The primary mission of The
Independence Community Foundation is to help renew
neighborhoods by promoting economic growth, educational
attainment and housing development. We are committed to
advancing a program of comprehensive and sustainable
community development that builds upon and enhances
local charitable giving—from the Foundation itself,
other foundations, the private sector and individual
donors.
We are focused on promoting
collaboration among community nonprofits and cultural and
educational institutions in order to produce measurable and
lasting results, to provide replicable models for the
neighborhoods
we serve, and to promote the efficient use of
philanthropic and public sector dollars.

The former Independence Community
Bank — a Brooklyn-based financial institution founded in
1850 — had a long and rich tradition of charitable
giving in the communities it served.

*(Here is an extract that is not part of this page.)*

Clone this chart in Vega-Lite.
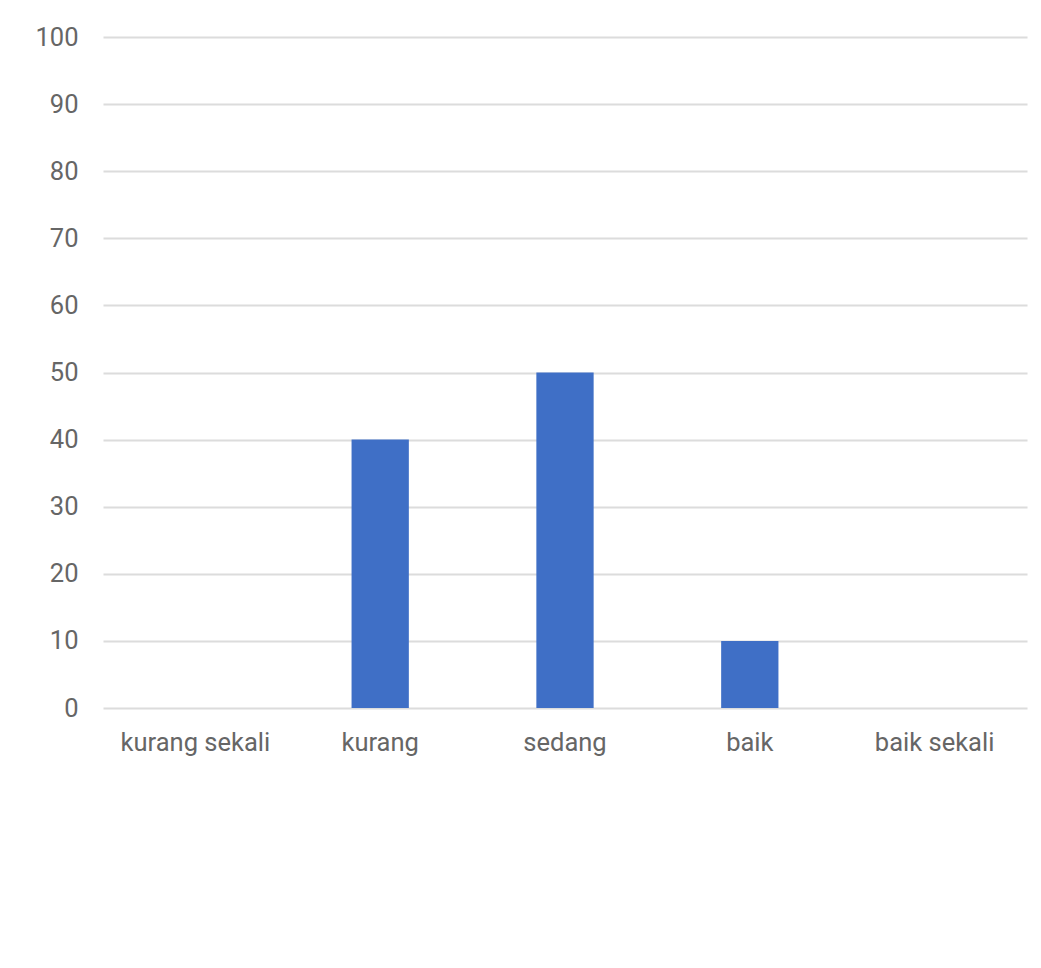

In the spring of
1998, the Bank established and generously endowed a new
charitable institution, the Independence Community
Foundation.
In creating the Foundation the
leadership and board of Independence Community Bank —
particularly its Chairman and CEO at the time, Charles J.
Hamm — gave expression to their long held philosophy that
the Bank’s success was tied to the well being of the
communities where it did business and where its employees
lived and worked. Since its founding, the Foundation’s
grants have
given life to that vision and respond to a broad range of
needs and issues identified locally.